(begin)
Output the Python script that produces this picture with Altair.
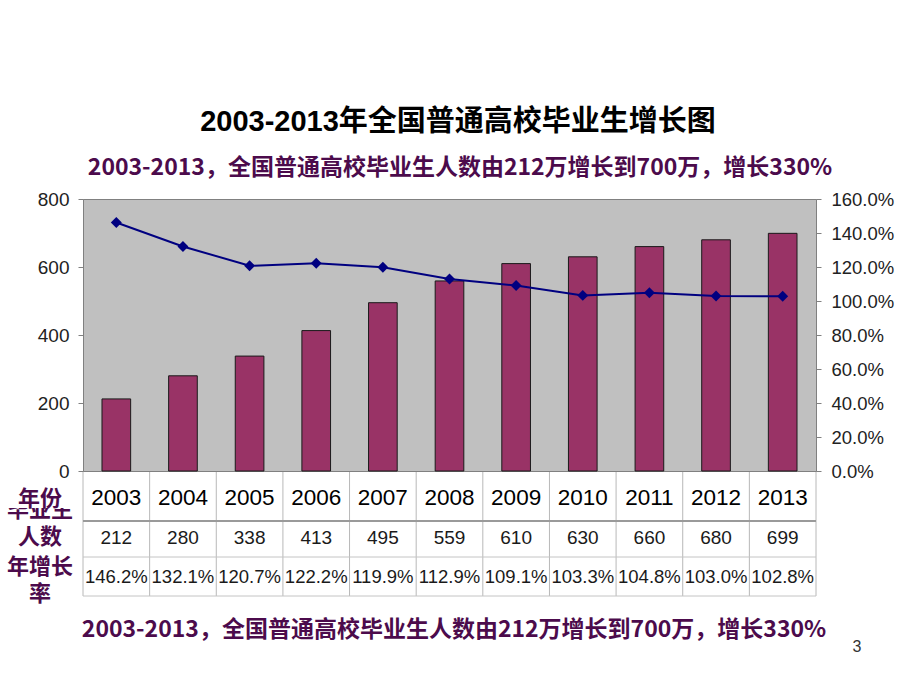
import altair as alt
import pandas as pd

# ---------------- data ----------------
years = ["2003", "2004", "2005", "2006", "2007", "2008", "2009", "2010", "2011", "2012", "2013"]
graduates = [212, 280, 338, 413, 495, 559, 610, 630, 660, 680, 699]
growth = [146.2, 132.1, 120.7, 122.2, 119.9, 112.9, 109.1, 103.3, 104.8, 103.0, 102.8]
left_ticks = [0, 200, 400, 600, 800]
right_ticks = [0, 20, 40, 60, 80, 100, 120, 140, 160]

TITLE = "2003-2013年全国普通高校毕业生增长图"
SUBTITLE = "2003-2013，全国普通高校毕业生人数由212万增长到700万，增长330%"
FOOTER = "2003-2013，全国普通高校毕业生人数由212万增长到700万，增长330%"
ROW_YEAR = "年份"
ROW_HIDDEN = "毕业生"
ROW_COUNT = "人数"
ROW_RATE_1 = "年增长"
ROW_RATE_2 = "率"
PAGE_NO = "3"

df = pd.DataFrame({
    "year": years,
    "grads": graduates,
    "rate": growth,
    "grad_txt": [str(v) for v in graduates],
    "rate_txt": [f"{v:.1f}%" for v in growth],
})

# ---------------- style ----------------
SANS = "Liberation Sans, Arial, sans-serif"
CJK = "Noto Sans CJK SC"
PURPLE = "#4c0b4c"
W, H = 733, 272
LEFT, TOP = 83, 199


def py(page_y):
    return page_y - TOP


def px(page_x):
    return page_x - LEFT


x_enc = alt.X("year:O", scale=alt.Scale(paddingInner=0, paddingOuter=0), axis=None)

bars = alt.Chart(df).mark_bar(
    width=alt.RelativeBandSize(0.43), color="#993366", stroke="#1a1a1a", strokeWidth=1
).encode(
    x=x_enc,
    y=alt.Y(
        "grads:Q",
        scale=alt.Scale(domain=[0, 800], nice=False),
        axis=alt.Axis(
            orient="left", values=left_ticks, title=None, grid=False,
            labelFont=SANS, labelFontSize=19, labelColor="#222222",
            tickColor="#808080", tickSize=5, domainColor="#808080",
            labelPadding=9,
        ),
    ),
)

rate_y = alt.Y(
    "rate:Q",
    scale=alt.Scale(domain=[0, 160], nice=False),
    axis=alt.Axis(
        orient="right", values=right_ticks, title=None, grid=False,
        labelExpr="format(datum.value, '.1f') + '%'",
        labelFont=SANS, labelFontSize=18.5, labelColor="#222222",
        tickColor="#808080", tickSize=5, domainColor="#808080",
        labelPadding=10,
    ),
)

line = alt.Chart(df).mark_line(color="#000080", strokeWidth=2).encode(x=x_enc, y=rate_y)
points = alt.Chart(df).mark_point(
    shape="diamond", filled=True, size=120, color="#000080", opacity=1
).encode(x=x_enc, y=rate_y)
rate_layer = alt.layer(line, points)

main = alt.layer(bars, rate_layer).resolve_scale(y="independent")

# ---------------- table ----------------
T_TOP, T_R1, T_R2, T_BOT = py(472), py(521), py(557), py(596)

vlines = alt.Chart(df).mark_rule(color="#b8b8b8", strokeWidth=1).encode(
    x=alt.X("year:O", bandPosition=0, scale=alt.Scale(paddingInner=0, paddingOuter=0), axis=None),
    y=alt.value(T_TOP), y2=alt.value(T_BOT),
)
one = pd.DataFrame({"k": [0]})
vline_end = alt.Chart(one).mark_rule(color="#b8b8b8", strokeWidth=1).encode(
    x=alt.value(W), y=alt.value(T_TOP), y2=alt.value(T_BOT)
)
hline_r1 = alt.Chart(one).mark_rule(color="#9a9a9a", strokeWidth=2).encode(
    x=alt.value(0), x2=alt.value(W), y=alt.value(T_R1)
)
hline_r2 = alt.Chart(one).mark_rule(color="#c4c4c4", strokeWidth=1).encode(
    x=alt.value(0), x2=alt.value(W), y=alt.value(T_R2)
)
hline_bot = alt.Chart(one).mark_rule(color="#c4c4c4", strokeWidth=1).encode(
    x=alt.value(0), x2=alt.value(W), y=alt.value(T_BOT)
)

year_txt = alt.Chart(df).mark_text(
    font=SANS, fontSize=22.5, color="#000000", baseline="middle"
).encode(x=x_enc, y=alt.value(py(498)), text="year:N")
grad_txt = alt.Chart(df).mark_text(
    font=SANS, fontSize=19, color="#1a1a1a", baseline="middle"
).encode(x=x_enc, y=alt.value(py(538)), text="grad_txt:N")
rate_txt = alt.Chart(df).mark_text(
    font=SANS, fontSize=18.5, color="#1a1a1a", baseline="middle"
).encode(x=x_enc, y=alt.value(py(577)), text="rate_txt:N")


def label(text, page_x, page_y, size, color="#000000", weight="normal", font=CJK, align="center"):
    return alt.Chart(pd.DataFrame({"t": [text]})).mark_text(
        font=font, fontSize=size, color=color, fontWeight=weight,
        align=align, baseline="middle",
    ).encode(x=alt.value(px(page_x)), y=alt.value(py(page_y)), text="t:N")


hidden_lbl = label(ROW_HIDDEN, 40, 510, 22, PURPLE, "bold")
cover = alt.Chart(one).mark_rect(color="white").encode(
    x=alt.value(px(2)), x2=alt.value(px(79)), y=alt.value(py(484)), y2=alt.value(py(508))
)
year_lbl = label(ROW_YEAR, 40, 499, 22, PURPLE, "bold")
count_lbl = label(ROW_COUNT, 40, 537, 22, PURPLE, "bold")
rate_lbl1 = label(ROW_RATE_1, 40, 567, 22, PURPLE, "bold")
rate_lbl2 = label(ROW_RATE_2, 40, 594, 22, PURPLE, "bold")

title = label(TITLE, 458, 122, 29, "#000000", "bold", "Liberation Sans, Noto Sans CJK SC")
subtitle = label(SUBTITLE, 460, 168, 23, PURPLE, "bold")
footer = label(FOOTER, 454, 630, 23, PURPLE, "bold")
page = label(PAGE_NO, 857, 647, 16, "#333333", "normal", SANS)

chart = alt.layer(
    main,
    vlines, vline_end, hline_r1, hline_r2, hline_bot,
    year_txt, grad_txt, rate_txt,
    hidden_lbl, cover, year_lbl, count_lbl, rate_lbl1, rate_lbl2,
    title, subtitle, footer, page,
).properties(
    width=W, height=H,
    autosize=alt.AutoSizeParams(type="none"),
    padding={"left": LEFT, "top": TOP, "right": 920 - LEFT - W, "bottom": 690 - TOP - H},
    background="white",
).configure_view(
    fill="#C0C0C0", stroke="#808080", strokeWidth=1
)

chart.save("out.html", embed_options={"renderer": "svg", "actions": False})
(end)
### Exercise details
Give an exact reproduction of every line, leaving out any picture.

### Response to this task
Output the Python script that produces this picture with Altair.
import altair as alt
import pandas as pd

# ---------------- data ----------------
years = ["2003", "2004", "2005", "2006", "2007", "2008", "2009", "2010", "2011", "2012", "2013"]
graduates = [212, 280, 338, 413, 495, 559, 610, 630, 660, 680, 699]
growth = [146.2, 132.1, 120.7, 122.2, 119.9, 112.9, 109.1, 103.3, 104.8, 103.0, 102.8]
left_ticks = [0, 200, 400, 600, 800]
right_ticks = [0, 20, 40, 60, 80, 100, 120, 140, 160]

TITLE = "2003-2013年全国普通高校毕业生增长图"
SUBTITLE = "2003-2013，全国普通高校毕业生人数由212万增长到700万，增长330%"
FOOTER = "2003-2013，全国普通高校毕业生人数由212万增长到700万，增长330%"
ROW_YEAR = "年份"
ROW_HIDDEN = "毕业生"
ROW_COUNT = "人数"
ROW_RATE_1 = "年增长"
ROW_RATE_2 = "率"
PAGE_NO = "3"

df = pd.DataFrame({
    "year": years,
    "grads": graduates,
    "rate": growth,
    "grad_txt": [str(v) for v in graduates],
    "rate_txt": [f"{v:.1f}%" for v in growth],
})

# ---------------- style ----------------
SANS = "Liberation Sans, Arial, sans-serif"
CJK = "Noto Sans CJK SC"
PURPLE = "#4c0b4c"
W, H = 733, 272
LEFT, TOP = 83, 199


def py(page_y):
    return page_y - TOP


def px(page_x):
    return page_x - LEFT


x_enc = alt.X("year:O", scale=alt.Scale(paddingInner=0, paddingOuter=0), axis=None)

bars = alt.Chart(df).mark_bar(
    width=alt.RelativeBandSize(0.43), color="#993366", stroke="#1a1a1a", strokeWidth=1
).encode(
    x=x_enc,
    y=alt.Y(
        "grads:Q",
        scale=alt.Scale(domain=[0, 800], nice=False),
        axis=alt.Axis(
            orient="left", values=left_ticks, title=None, grid=False,
            labelFont=SANS, labelFontSize=19, labelColor="#222222",
            tickColor="#808080", tickSize=5, domainColor="#808080",
            labelPadding=9,
        ),
    ),
)

rate_y = alt.Y(
    "rate:Q",
    scale=alt.Scale(domain=[0, 160], nice=False),
    axis=alt.Axis(
        orient="right", values=right_ticks, title=None, grid=False,
        labelExpr="format(datum.value, '.1f') + '%'",
        labelFont=SANS, labelFontSize=18.5, labelColor="#222222",
        tickColor="#808080", tickSize=5, domainColor="#808080",
        labelPadding=10,
    ),
)

line = alt.Chart(df).mark_line(color="#000080", strokeWidth=2).encode(x=x_enc, y=rate_y)
points = alt.Chart(df).mark_point(
    shape="diamond", filled=True, size=120, color="#000080", opacity=1
).encode(x=x_enc, y=rate_y)
rate_layer = alt.layer(line, points)

main = alt.layer(bars, rate_layer).resolve_scale(y="independent")

# ---------------- table ----------------
T_TOP, T_R1, T_R2, T_BOT = py(472), py(521), py(557), py(596)

vlines = alt.Chart(df).mark_rule(color="#b8b8b8", strokeWidth=1).encode(
    x=alt.X("year:O", bandPosition=0, scale=alt.Scale(paddingInner=0, paddingOuter=0), axis=None),
    y=alt.value(T_TOP), y2=alt.value(T_BOT),
)
one = pd.DataFrame({"k": [0]})
vline_end = alt.Chart(one).mark_rule(color="#b8b8b8", strokeWidth=1).encode(
    x=alt.value(W), y=alt.value(T_TOP), y2=alt.value(T_BOT)
)
hline_r1 = alt.Chart(one).mark_rule(color="#9a9a9a", strokeWidth=2).encode(
    x=alt.value(0), x2=alt.value(W), y=alt.value(T_R1)
)
hline_r2 = alt.Chart(one).mark_rule(color="#c4c4c4", strokeWidth=1).encode(
    x=alt.value(0), x2=alt.value(W), y=alt.value(T_R2)
)
hline_bot = alt.Chart(one).mark_rule(color="#c4c4c4", strokeWidth=1).encode(
    x=alt.value(0), x2=alt.value(W), y=alt.value(T_BOT)
)

year_txt = alt.Chart(df).mark_text(
    font=SANS, fontSize=22.5, color="#000000", baseline="middle"
).encode(x=x_enc, y=alt.value(py(498)), text="year:N")
grad_txt = alt.Chart(df).mark_text(
    font=SANS, fontSize=19, color="#1a1a1a", baseline="middle"
).encode(x=x_enc, y=alt.value(py(538)), text="grad_txt:N")
rate_txt = alt.Chart(df).mark_text(
    font=SANS, fontSize=18.5, color="#1a1a1a", baseline="middle"
).encode(x=x_enc, y=alt.value(py(577)), text="rate_txt:N")


def label(text, page_x, page_y, size, color="#000000", weight="normal", font=CJK, align="center"):
    return alt.Chart(pd.DataFrame({"t": [text]})).mark_text(
        font=font, fontSize=size, color=color, fontWeight=weight,
        align=align, baseline="middle",
    ).encode(x=alt.value(px(page_x)), y=alt.value(py(page_y)), text="t:N")


hidden_lbl = label(ROW_HIDDEN, 40, 510, 22, PURPLE, "bold")
cover = alt.Chart(one).mark_rect(color="white").encode(
    x=alt.value(px(2)), x2=alt.value(px(79)), y=alt.value(py(484)), y2=alt.value(py(508))
)
year_lbl = label(ROW_YEAR, 40, 499, 22, PURPLE, "bold")
count_lbl = label(ROW_COUNT, 40, 537, 22, PURPLE, "bold")
rate_lbl1 = label(ROW_RATE_1, 40, 567, 22, PURPLE, "bold")
rate_lbl2 = label(ROW_RATE_2, 40, 594, 22, PURPLE, "bold")

title = label(TITLE, 458, 122, 29, "#000000", "bold", "Liberation Sans, Noto Sans CJK SC")
subtitle = label(SUBTITLE, 460, 168, 23, PURPLE, "bold")
footer = label(FOOTER, 454, 630, 23, PURPLE, "bold")
page = label(PAGE_NO, 857, 647, 16, "#333333", "normal", SANS)

chart = alt.layer(
    main,
    vlines, vline_end, hline_r1, hline_r2, hline_bot,
    year_txt, grad_txt, rate_txt,
    hidden_lbl, cover, year_lbl, count_lbl, rate_lbl1, rate_lbl2,
    title, subtitle, footer, page,
).properties(
    width=W, height=H,
    autosize=alt.AutoSizeParams(type="none"),
    padding={"left": LEFT, "top": TOP, "right": 920 - LEFT - W, "bottom": 690 - TOP - H},
    background="white",
).configure_view(
    fill="#C0C0C0", stroke="#808080", strokeWidth=1
)

chart.save("out.html", embed_options={"renderer": "svg", "actions": False})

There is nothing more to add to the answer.